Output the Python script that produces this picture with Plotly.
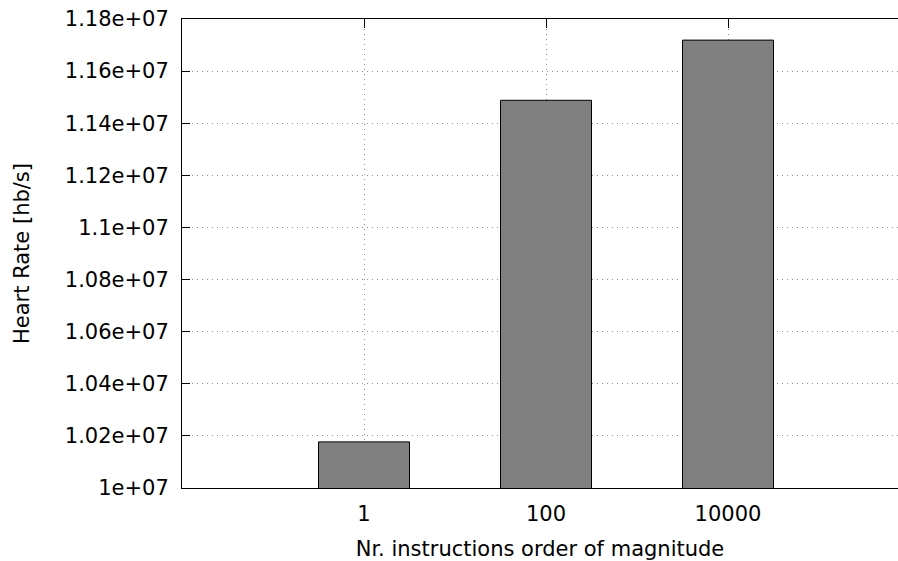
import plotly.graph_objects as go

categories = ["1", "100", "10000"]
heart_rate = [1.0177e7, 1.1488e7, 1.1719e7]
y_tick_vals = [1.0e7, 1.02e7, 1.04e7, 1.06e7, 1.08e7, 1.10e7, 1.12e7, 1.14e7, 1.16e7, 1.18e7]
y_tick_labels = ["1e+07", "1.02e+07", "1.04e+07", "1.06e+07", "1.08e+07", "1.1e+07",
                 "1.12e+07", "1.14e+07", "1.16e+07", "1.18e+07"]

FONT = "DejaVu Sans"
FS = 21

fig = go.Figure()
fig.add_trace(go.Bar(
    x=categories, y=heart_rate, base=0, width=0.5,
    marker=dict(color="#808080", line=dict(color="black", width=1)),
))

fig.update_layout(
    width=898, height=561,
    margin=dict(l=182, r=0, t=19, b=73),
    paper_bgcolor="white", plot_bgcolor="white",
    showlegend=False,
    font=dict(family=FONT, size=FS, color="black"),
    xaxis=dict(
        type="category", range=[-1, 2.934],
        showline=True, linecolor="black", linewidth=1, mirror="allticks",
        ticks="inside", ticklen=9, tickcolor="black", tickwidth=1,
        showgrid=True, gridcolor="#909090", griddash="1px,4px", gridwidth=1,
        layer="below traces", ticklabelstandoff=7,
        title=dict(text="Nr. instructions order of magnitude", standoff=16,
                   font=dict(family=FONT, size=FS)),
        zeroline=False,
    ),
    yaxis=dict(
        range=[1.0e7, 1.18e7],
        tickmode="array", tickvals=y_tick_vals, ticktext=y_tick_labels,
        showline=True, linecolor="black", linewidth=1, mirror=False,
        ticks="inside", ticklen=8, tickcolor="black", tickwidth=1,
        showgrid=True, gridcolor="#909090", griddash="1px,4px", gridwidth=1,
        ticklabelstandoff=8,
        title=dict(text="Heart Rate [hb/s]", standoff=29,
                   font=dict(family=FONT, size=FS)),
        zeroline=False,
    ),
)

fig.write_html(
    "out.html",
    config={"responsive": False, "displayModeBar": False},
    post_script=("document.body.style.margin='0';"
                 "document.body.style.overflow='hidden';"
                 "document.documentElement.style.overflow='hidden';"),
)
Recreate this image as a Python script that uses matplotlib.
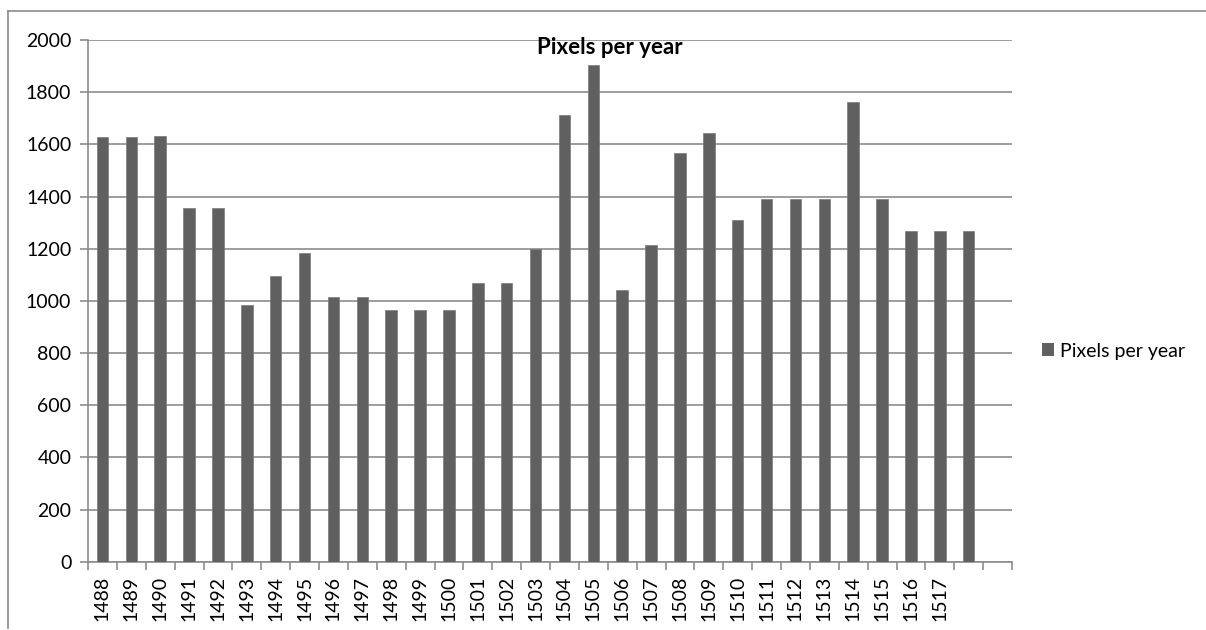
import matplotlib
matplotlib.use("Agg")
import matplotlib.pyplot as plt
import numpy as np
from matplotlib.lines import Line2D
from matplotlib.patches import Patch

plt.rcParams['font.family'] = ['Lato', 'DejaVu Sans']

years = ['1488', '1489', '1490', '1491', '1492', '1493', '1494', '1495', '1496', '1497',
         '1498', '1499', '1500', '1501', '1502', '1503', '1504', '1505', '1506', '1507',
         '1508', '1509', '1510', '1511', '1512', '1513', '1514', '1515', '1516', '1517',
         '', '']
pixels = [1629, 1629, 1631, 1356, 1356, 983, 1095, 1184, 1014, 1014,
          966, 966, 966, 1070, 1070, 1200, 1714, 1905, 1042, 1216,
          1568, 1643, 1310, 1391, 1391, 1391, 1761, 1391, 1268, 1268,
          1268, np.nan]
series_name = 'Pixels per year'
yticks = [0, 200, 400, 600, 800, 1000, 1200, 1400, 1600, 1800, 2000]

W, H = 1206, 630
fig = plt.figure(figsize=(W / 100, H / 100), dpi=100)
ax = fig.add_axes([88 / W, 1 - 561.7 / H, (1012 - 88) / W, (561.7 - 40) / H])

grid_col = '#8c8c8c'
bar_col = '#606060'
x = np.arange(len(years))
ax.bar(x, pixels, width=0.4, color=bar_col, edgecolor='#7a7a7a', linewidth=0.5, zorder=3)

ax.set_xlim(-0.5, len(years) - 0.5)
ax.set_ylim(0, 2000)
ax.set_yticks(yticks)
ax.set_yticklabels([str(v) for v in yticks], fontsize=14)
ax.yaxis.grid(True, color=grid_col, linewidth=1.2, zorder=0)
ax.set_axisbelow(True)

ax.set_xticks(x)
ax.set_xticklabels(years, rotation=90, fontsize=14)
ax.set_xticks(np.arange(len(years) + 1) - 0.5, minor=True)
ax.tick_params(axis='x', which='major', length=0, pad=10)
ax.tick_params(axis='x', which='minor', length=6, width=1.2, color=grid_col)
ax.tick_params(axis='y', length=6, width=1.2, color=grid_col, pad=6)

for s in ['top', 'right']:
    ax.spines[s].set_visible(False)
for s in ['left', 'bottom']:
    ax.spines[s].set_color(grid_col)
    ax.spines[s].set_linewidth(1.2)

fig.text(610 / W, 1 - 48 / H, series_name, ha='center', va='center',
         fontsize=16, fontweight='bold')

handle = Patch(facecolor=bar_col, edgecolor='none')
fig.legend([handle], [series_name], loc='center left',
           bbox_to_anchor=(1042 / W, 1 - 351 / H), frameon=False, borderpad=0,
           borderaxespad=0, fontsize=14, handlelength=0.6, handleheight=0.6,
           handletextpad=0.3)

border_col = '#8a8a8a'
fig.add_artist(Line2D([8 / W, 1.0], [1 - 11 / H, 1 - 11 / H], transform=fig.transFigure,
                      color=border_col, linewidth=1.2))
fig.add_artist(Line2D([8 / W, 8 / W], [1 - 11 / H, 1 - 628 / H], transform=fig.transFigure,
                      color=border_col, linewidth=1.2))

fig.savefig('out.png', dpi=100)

-.-.-

• [REQUIRED TASK]
Transcribe the records verbatim and omit the images.

• [FINAL ANSWER]
Output the Python script that produces this picture with Plotly.
import plotly.graph_objects as go

categories = ["1", "100", "10000"]
heart_rate = [1.0177e7, 1.1488e7, 1.1719e7]
y_tick_vals = [1.0e7, 1.02e7, 1.04e7, 1.06e7, 1.08e7, 1.10e7, 1.12e7, 1.14e7, 1.16e7, 1.18e7]
y_tick_labels = ["1e+07", "1.02e+07", "1.04e+07", "1.06e+07", "1.08e+07", "1.1e+07",
                 "1.12e+07", "1.14e+07", "1.16e+07", "1.18e+07"]

FONT = "DejaVu Sans"
FS = 21

fig = go.Figure()
fig.add_trace(go.Bar(
    x=categories, y=heart_rate, base=0, width=0.5,
    marker=dict(color="#808080", line=dict(color="black", width=1)),
))

fig.update_layout(
    width=898, height=561,
    margin=dict(l=182, r=0, t=19, b=73),
    paper_bgcolor="white", plot_bgcolor="white",
    showlegend=False,
    font=dict(family=FONT, size=FS, color="black"),
    xaxis=dict(
        type="category", range=[-1, 2.934],
        showline=True, linecolor="black", linewidth=1, mirror="allticks",
        ticks="inside", ticklen=9, tickcolor="black", tickwidth=1,
        showgrid=True, gridcolor="#909090", griddash="1px,4px", gridwidth=1,
        layer="below traces", ticklabelstandoff=7,
        title=dict(text="Nr. instructions order of magnitude", standoff=16,
                   font=dict(family=FONT, size=FS)),
        zeroline=False,
    ),
    yaxis=dict(
        range=[1.0e7, 1.18e7],
        tickmode="array", tickvals=y_tick_vals, ticktext=y_tick_labels,
        showline=True, linecolor="black", linewidth=1, mirror=False,
        ticks="inside", ticklen=8, tickcolor="black", tickwidth=1,
        showgrid=True, gridcolor="#909090", griddash="1px,4px", gridwidth=1,
        ticklabelstandoff=8,
        title=dict(text="Heart Rate [hb/s]", standoff=29,
                   font=dict(family=FONT, size=FS)),
        zeroline=False,
    ),
)

fig.write_html(
    "out.html",
    config={"responsive": False, "displayModeBar": False},
    post_script=("document.body.style.margin='0';"
                 "document.body.style.overflow='hidden';"
                 "document.documentElement.style.overflow='hidden';"),
)
Recreate this image as a Python script that uses matplotlib.
import matplotlib
matplotlib.use("Agg")
import matplotlib.pyplot as plt
import numpy as np
from matplotlib.lines import Line2D
from matplotlib.patches import Patch

plt.rcParams['font.family'] = ['Lato', 'DejaVu Sans']

years = ['1488', '1489', '1490', '1491', '1492', '1493', '1494', '1495', '1496', '1497',
         '1498', '1499', '1500', '1501', '1502', '1503', '1504', '1505', '1506', '1507',
         '1508', '1509', '1510', '1511', '1512', '1513', '1514', '1515', '1516', '1517',
         '', '']
pixels = [1629, 1629, 1631, 1356, 1356, 983, 1095, 1184, 1014, 1014,
          966, 966, 966, 1070, 1070, 1200, 1714, 1905, 1042, 1216,
          1568, 1643, 1310, 1391, 1391, 1391, 1761, 1391, 1268, 1268,
          1268, np.nan]
series_name = 'Pixels per year'
yticks = [0, 200, 400, 600, 800, 1000, 1200, 1400, 1600, 1800, 2000]

W, H = 1206, 630
fig = plt.figure(figsize=(W / 100, H / 100), dpi=100)
ax = fig.add_axes([88 / W, 1 - 561.7 / H, (1012 - 88) / W, (561.7 - 40) / H])

grid_col = '#8c8c8c'
bar_col = '#606060'
x = np.arange(len(years))
ax.bar(x, pixels, width=0.4, color=bar_col, edgecolor='#7a7a7a', linewidth=0.5, zorder=3)

ax.set_xlim(-0.5, len(years) - 0.5)
ax.set_ylim(0, 2000)
ax.set_yticks(yticks)
ax.set_yticklabels([str(v) for v in yticks], fontsize=14)
ax.yaxis.grid(True, color=grid_col, linewidth=1.2, zorder=0)
ax.set_axisbelow(True)

ax.set_xticks(x)
ax.set_xticklabels(years, rotation=90, fontsize=14)
ax.set_xticks(np.arange(len(years) + 1) - 0.5, minor=True)
ax.tick_params(axis='x', which='major', length=0, pad=10)
ax.tick_params(axis='x', which='minor', length=6, width=1.2, color=grid_col)
ax.tick_params(axis='y', length=6, width=1.2, color=grid_col, pad=6)

for s in ['top', 'right']:
    ax.spines[s].set_visible(False)
for s in ['left', 'bottom']:
    ax.spines[s].set_color(grid_col)
    ax.spines[s].set_linewidth(1.2)

fig.text(610 / W, 1 - 48 / H, series_name, ha='center', va='center',
         fontsize=16, fontweight='bold')

handle = Patch(facecolor=bar_col, edgecolor='none')
fig.legend([handle], [series_name], loc='center left',
           bbox_to_anchor=(1042 / W, 1 - 351 / H), frameon=False, borderpad=0,
           borderaxespad=0, fontsize=14, handlelength=0.6, handleheight=0.6,
           handletextpad=0.3)

border_col = '#8a8a8a'
fig.add_artist(Line2D([8 / W, 1.0], [1 - 11 / H, 1 - 11 / H], transform=fig.transFigure,
                      color=border_col, linewidth=1.2))
fig.add_artist(Line2D([8 / W, 8 / W], [1 - 11 / H, 1 - 628 / H], transform=fig.transFigure,
                      color=border_col, linewidth=1.2))

fig.savefig('out.png', dpi=100)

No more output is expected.